## Begin

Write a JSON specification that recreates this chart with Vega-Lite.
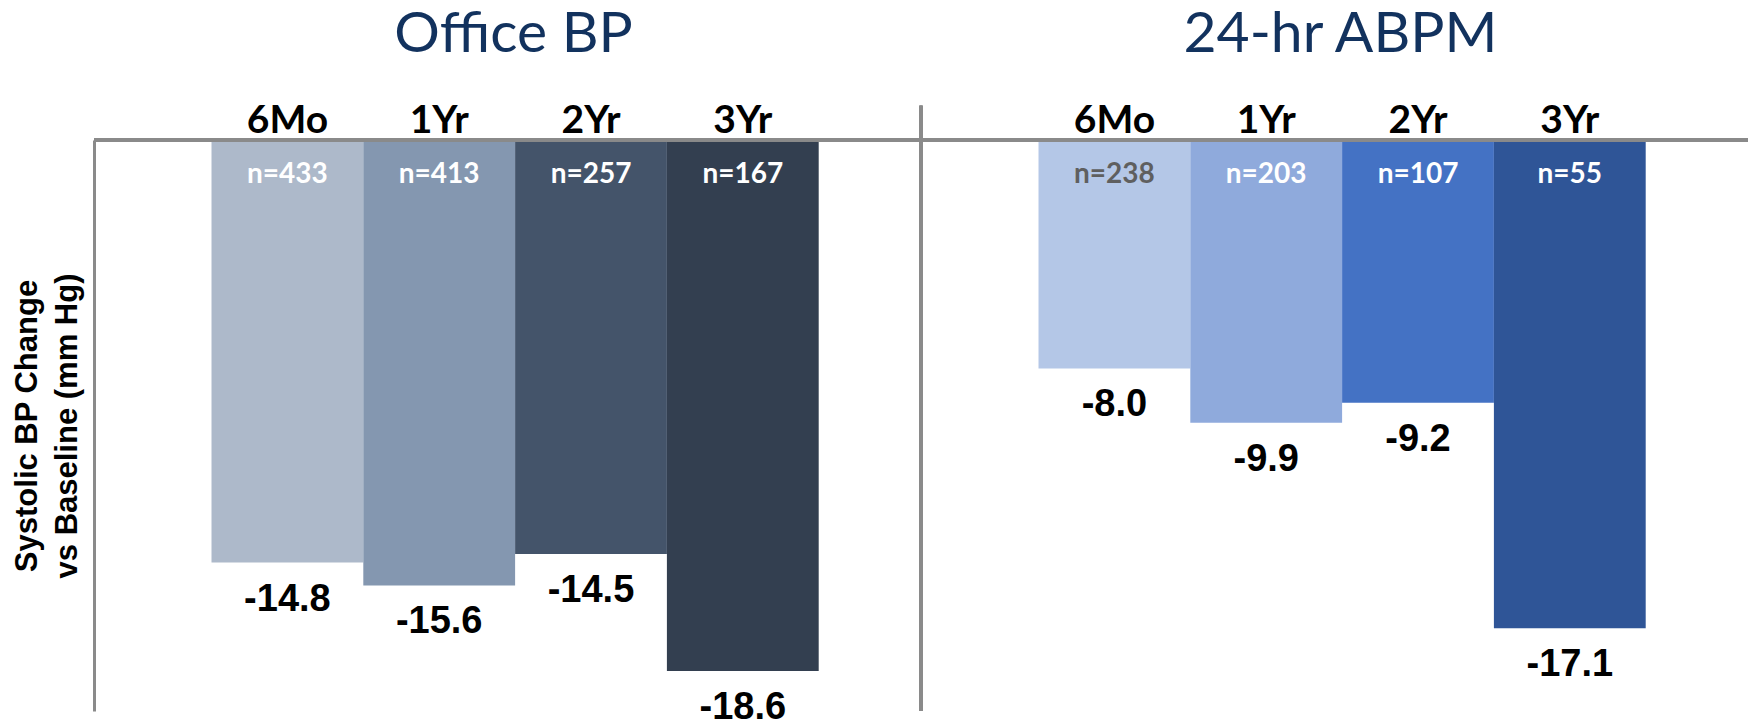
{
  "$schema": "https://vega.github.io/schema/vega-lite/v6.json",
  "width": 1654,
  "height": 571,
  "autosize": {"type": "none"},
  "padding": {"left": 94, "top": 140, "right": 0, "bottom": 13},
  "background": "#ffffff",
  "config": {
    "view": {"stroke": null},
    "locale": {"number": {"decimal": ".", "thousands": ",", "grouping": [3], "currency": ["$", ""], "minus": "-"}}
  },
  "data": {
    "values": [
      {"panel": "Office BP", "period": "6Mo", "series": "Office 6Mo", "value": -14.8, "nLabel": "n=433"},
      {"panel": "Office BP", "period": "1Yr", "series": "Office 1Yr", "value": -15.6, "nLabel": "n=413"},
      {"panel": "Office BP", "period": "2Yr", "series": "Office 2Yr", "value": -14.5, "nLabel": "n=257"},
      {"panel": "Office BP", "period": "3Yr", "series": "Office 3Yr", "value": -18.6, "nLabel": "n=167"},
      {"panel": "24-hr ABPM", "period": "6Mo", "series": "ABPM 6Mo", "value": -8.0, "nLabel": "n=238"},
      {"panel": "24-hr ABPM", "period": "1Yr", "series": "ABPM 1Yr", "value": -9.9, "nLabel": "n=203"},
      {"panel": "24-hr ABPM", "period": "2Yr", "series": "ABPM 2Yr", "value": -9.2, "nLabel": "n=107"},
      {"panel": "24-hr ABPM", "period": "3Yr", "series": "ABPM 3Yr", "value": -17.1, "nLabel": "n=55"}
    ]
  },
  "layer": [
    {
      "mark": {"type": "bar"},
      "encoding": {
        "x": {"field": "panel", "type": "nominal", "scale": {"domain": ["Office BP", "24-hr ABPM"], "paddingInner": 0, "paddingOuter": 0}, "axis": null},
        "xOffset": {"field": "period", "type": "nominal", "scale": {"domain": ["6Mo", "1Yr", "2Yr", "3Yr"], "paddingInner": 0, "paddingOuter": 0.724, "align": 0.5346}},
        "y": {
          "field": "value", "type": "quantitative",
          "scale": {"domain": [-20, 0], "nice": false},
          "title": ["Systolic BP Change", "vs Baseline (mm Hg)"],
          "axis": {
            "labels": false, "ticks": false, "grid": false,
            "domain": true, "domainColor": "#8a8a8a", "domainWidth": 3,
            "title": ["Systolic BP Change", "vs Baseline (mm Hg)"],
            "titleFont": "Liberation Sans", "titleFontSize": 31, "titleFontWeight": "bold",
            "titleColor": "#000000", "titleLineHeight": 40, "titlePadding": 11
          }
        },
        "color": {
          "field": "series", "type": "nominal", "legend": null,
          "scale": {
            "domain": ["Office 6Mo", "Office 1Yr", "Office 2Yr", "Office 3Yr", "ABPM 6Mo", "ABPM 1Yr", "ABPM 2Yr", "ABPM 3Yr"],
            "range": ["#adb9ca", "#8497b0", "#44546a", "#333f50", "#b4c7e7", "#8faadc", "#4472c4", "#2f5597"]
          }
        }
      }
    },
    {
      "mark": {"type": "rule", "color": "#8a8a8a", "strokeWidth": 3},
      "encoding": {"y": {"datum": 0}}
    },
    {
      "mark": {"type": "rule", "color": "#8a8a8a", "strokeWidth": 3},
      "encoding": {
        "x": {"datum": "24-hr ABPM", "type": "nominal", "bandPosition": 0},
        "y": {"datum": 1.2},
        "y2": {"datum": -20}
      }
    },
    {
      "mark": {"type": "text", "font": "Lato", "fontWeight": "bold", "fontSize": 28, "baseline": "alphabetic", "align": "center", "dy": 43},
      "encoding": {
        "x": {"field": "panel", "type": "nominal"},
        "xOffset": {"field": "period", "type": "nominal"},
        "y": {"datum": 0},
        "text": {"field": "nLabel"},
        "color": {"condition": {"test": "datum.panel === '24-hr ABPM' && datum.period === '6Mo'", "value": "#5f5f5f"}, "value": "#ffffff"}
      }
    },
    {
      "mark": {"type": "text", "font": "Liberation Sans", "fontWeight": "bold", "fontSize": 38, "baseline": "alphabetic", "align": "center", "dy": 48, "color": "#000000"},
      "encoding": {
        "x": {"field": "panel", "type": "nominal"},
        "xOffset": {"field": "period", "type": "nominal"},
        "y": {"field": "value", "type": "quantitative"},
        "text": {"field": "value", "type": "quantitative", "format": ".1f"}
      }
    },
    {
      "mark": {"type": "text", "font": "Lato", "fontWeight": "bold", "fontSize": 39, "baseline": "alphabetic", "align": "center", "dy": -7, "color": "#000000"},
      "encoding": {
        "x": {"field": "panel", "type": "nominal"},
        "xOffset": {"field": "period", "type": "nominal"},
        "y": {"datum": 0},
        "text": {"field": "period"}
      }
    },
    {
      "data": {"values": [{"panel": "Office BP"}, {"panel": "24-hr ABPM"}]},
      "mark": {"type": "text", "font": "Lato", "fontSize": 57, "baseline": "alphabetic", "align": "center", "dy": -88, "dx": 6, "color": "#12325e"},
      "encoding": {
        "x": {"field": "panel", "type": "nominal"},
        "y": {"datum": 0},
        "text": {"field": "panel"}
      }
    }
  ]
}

## End

WORK INSTRUCTIONS
Copy the whole listing above word for word but do not carry over the pictures.

THE OUTPUT
Write a JSON specification that recreates this chart with Vega-Lite.
{
  "$schema": "https://vega.github.io/schema/vega-lite/v6.json",
  "width": 1654,
  "height": 571,
  "autosize": {"type": "none"},
  "padding": {"left": 94, "top": 140, "right": 0, "bottom": 13},
  "background": "#ffffff",
  "config": {
    "view": {"stroke": null},
    "locale": {"number": {"decimal": ".", "thousands": ",", "grouping": [3], "currency": ["$", ""], "minus": "-"}}
  },
  "data": {
    "values": [
      {"panel": "Office BP", "period": "6Mo", "series": "Office 6Mo", "value": -14.8, "nLabel": "n=433"},
      {"panel": "Office BP", "period": "1Yr", "series": "Office 1Yr", "value": -15.6, "nLabel": "n=413"},
      {"panel": "Office BP", "period": "2Yr", "series": "Office 2Yr", "value": -14.5, "nLabel": "n=257"},
      {"panel": "Office BP", "period": "3Yr", "series": "Office 3Yr", "value": -18.6, "nLabel": "n=167"},
      {"panel": "24-hr ABPM", "period": "6Mo", "series": "ABPM 6Mo", "value": -8.0, "nLabel": "n=238"},
      {"panel": "24-hr ABPM", "period": "1Yr", "series": "ABPM 1Yr", "value": -9.9, "nLabel": "n=203"},
      {"panel": "24-hr ABPM", "period": "2Yr", "series": "ABPM 2Yr", "value": -9.2, "nLabel": "n=107"},
      {"panel": "24-hr ABPM", "period": "3Yr", "series": "ABPM 3Yr", "value": -17.1, "nLabel": "n=55"}
    ]
  },
  "layer": [
    {
      "mark": {"type": "bar"},
      "encoding": {
        "x": {"field": "panel", "type": "nominal", "scale": {"domain": ["Office BP", "24-hr ABPM"], "paddingInner": 0, "paddingOuter": 0}, "axis": null},
        "xOffset": {"field": "period", "type": "nominal", "scale": {"domain": ["6Mo", "1Yr", "2Yr", "3Yr"], "paddingInner": 0, "paddingOuter": 0.724, "align": 0.5346}},
        "y": {
          "field": "value", "type": "quantitative",
          "scale": {"domain": [-20, 0], "nice": false},
          "title": ["Systolic BP Change", "vs Baseline (mm Hg)"],
          "axis": {
            "labels": false, "ticks": false, "grid": false,
            "domain": true, "domainColor": "#8a8a8a", "domainWidth": 3,
            "title": ["Systolic BP Change", "vs Baseline (mm Hg)"],
            "titleFont": "Liberation Sans", "titleFontSize": 31, "titleFontWeight": "bold",
            "titleColor": "#000000", "titleLineHeight": 40, "titlePadding": 11
          }
        },
        "color": {
          "field": "series", "type": "nominal", "legend": null,
          "scale": {
            "domain": ["Office 6Mo", "Office 1Yr", "Office 2Yr", "Office 3Yr", "ABPM 6Mo", "ABPM 1Yr", "ABPM 2Yr", "ABPM 3Yr"],
            "range": ["#adb9ca", "#8497b0", "#44546a", "#333f50", "#b4c7e7", "#8faadc", "#4472c4", "#2f5597"]
          }
        }
      }
    },
    {
      "mark": {"type": "rule", "color": "#8a8a8a", "strokeWidth": 3},
      "encoding": {"y": {"datum": 0}}
    },
    {
      "mark": {"type": "rule", "color": "#8a8a8a", "strokeWidth": 3},
      "encoding": {
        "x": {"datum": "24-hr ABPM", "type": "nominal", "bandPosition": 0},
        "y": {"datum": 1.2},
        "y2": {"datum": -20}
      }
    },
    {
      "mark": {"type": "text", "font": "Lato", "fontWeight": "bold", "fontSize": 28, "baseline": "alphabetic", "align": "center", "dy": 43},
      "encoding": {
        "x": {"field": "panel", "type": "nominal"},
        "xOffset": {"field": "period", "type": "nominal"},
        "y": {"datum": 0},
        "text": {"field": "nLabel"},
        "color": {"condition": {"test": "datum.panel === '24-hr ABPM' && datum.period === '6Mo'", "value": "#5f5f5f"}, "value": "#ffffff"}
      }
    },
    {
      "mark": {"type": "text", "font": "Liberation Sans", "fontWeight": "bold", "fontSize": 38, "baseline": "alphabetic", "align": "center", "dy": 48, "color": "#000000"},
      "encoding": {
        "x": {"field": "panel", "type": "nominal"},
        "xOffset": {"field": "period", "type": "nominal"},
        "y": {"field": "value", "type": "quantitative"},
        "text": {"field": "value", "type": "quantitative", "format": ".1f"}
      }
    },
    {
      "mark": {"type": "text", "font": "Lato", "fontWeight": "bold", "fontSize": 39, "baseline": "alphabetic", "align": "center", "dy": -7, "color": "#000000"},
      "encoding": {
        "x": {"field": "panel", "type": "nominal"},
        "xOffset": {"field": "period", "type": "nominal"},
        "y": {"datum": 0},
        "text": {"field": "period"}
      }
    },
    {
      "data": {"values": [{"panel": "Office BP"}, {"panel": "24-hr ABPM"}]},
      "mark": {"type": "text", "font": "Lato", "fontSize": 57, "baseline": "alphabetic", "align": "center", "dy": -88, "dx": 6, "color": "#12325e"},
      "encoding": {
        "x": {"field": "panel", "type": "nominal"},
        "y": {"datum": 0},
        "text": {"field": "panel"}
      }
    }
  ]
}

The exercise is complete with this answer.